On the other end of the spectrum, the New York Times/Boston Globe/NESN/Volvo/1-800-54-GIANT/front office troika interview some older candidates, in between their 49-cent coffee at McDonald's on Comm Ave. and half-price movies, creak their old bones in to talk about taking the job...and then drinking some prune juice.
But guess what? They don't need to. They have their answer. They got their answer when Theo Epstein decided to walk away from a 500% pay raise. The GM is virtually powerless, in big picture issues, in the Sox front office structure. Sure, if you want to deal Henri Stanley for Dave Roberts or some silly trade like that, fine. But if you balk at dealing some of the prized young studs on the farm for players that the owner has a man-crush on? Forget it, you're out.
Let the so-called gang of four keep doing what they're doing...because, to quote LL Cool J, they're doing it, and doing it, and doing it well. Jeremy Kapstein (representing Boston but raised back in Providence) has been revered as one of the most influential and intelligent guys in the biz. A former player agent and front office guy, Kapstein understands both ends of
the deal. And the young, old, and former player demographics are represented in Jed Hoyer, Bill LaJoie, and Craig Shipley.
How are they doing it well? Certainly the Beckett deal is exhibit A. But the way they are playing impending Manny Ramirez sweepstakes is bordering on pure genius.

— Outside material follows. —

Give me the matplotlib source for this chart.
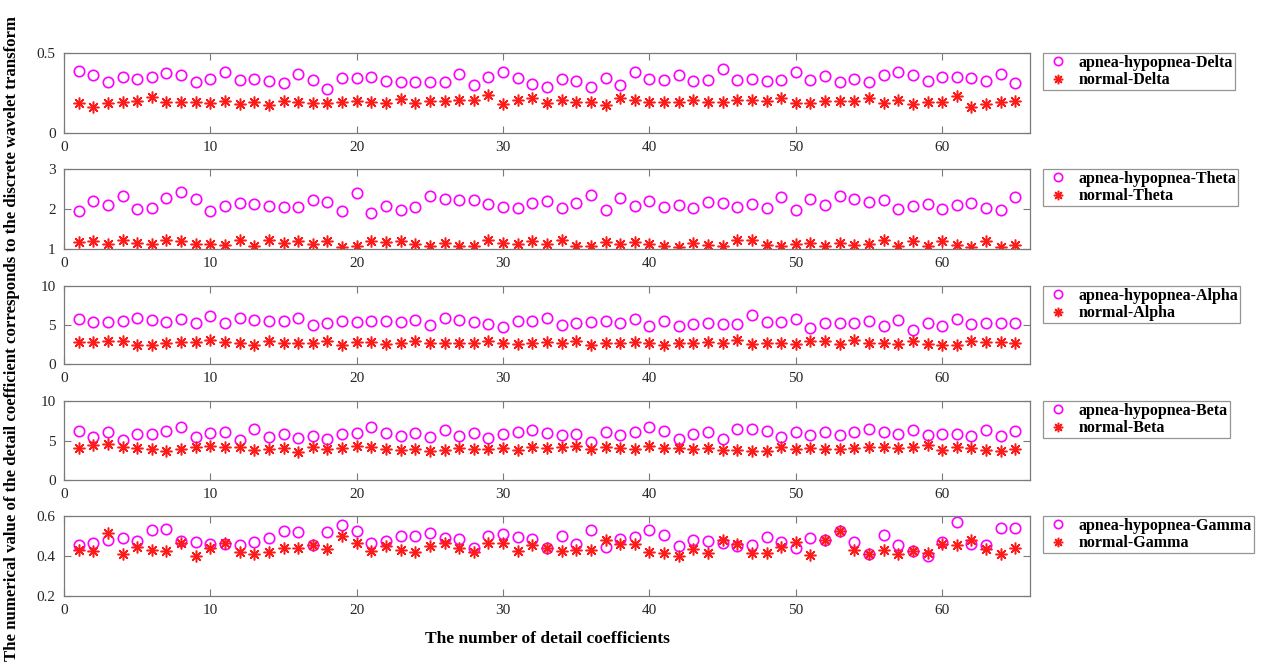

Manny and his agent tried to force the Red Sox hand, by "going public" with his trade demands and essentially saying that if he's not dealt, he won't sashay into City of Palms Park 75 days from now, when pitchers and catchers report. That's not exactly a good move, for either party.
To eliminate the leverage that the Sox have also eliminates the market. A team is not
going to give up an equal or close-to-equal package if they know that Manny is holding the Sox over the coals. And the Sox aren't just going to give him away, as they proved at the trade deadline last year. (arguments can be made that Theo pulled the plug on that one, despite the intentions of Lucchino...oh well, that's over...)
The gang of four has had to re-create the market for Manny, pouncing on any and all opportunities to create "competition" for the services of the second-best right-handed hitter in the game.
Omar Minaya would probably give his right arm, and potentially a few toes, to get Manny. As the New York Daily News reported last week, he has even worked with a graphic designer to come up with some "Manny's a Met" ads. Nice, slick. Good move.
Since taking over as Mets GM, he has made Manny a priority. In fact, as it seems, Minaya has made every Latin American free agent an offer. The only ones without a contract tendered, I believe, is Horatio Sanz and Charo.
So as Paul Konerko decided to stay with the Pale Hose, the right-handed power hitter Christmas list got one name shorter. The teams that were in the Konerko sweepstakes had to decide whether or not they are interested in Manny. The teams that were slightly interested in Manny have to poop or get off the pot. The team(s) that were very interested in Manny - ok, just the
Mets - know that the stakes just went up a bit.
So what do the Red Sox do now? The gang of four creates a market. Anaheim wants in. And all of a sudden, Philly wants in. Philly...same division as the Mets...play 19 times...short left field porch...is Omar sweating yet?
Manny put his penthouse up for sale last week, and next week, the annual GM meetings are being held in Dallas. Then, we'll know for sure if Omar Minaya gets his Man(ny), the Sox get the Mets' future, and if it's "business as usual" on 4 Yawkey Way.
But whoever is doing the job, I'd like them to tell me more about Jermaine Van Buren. I know who Jermaine Dupri is, Jermaine Jackson even. Same goes for Martin Van Buren and Lt. Anita Van Buren from Law & Order. But this guy is supposed to compete for a bullpen spot?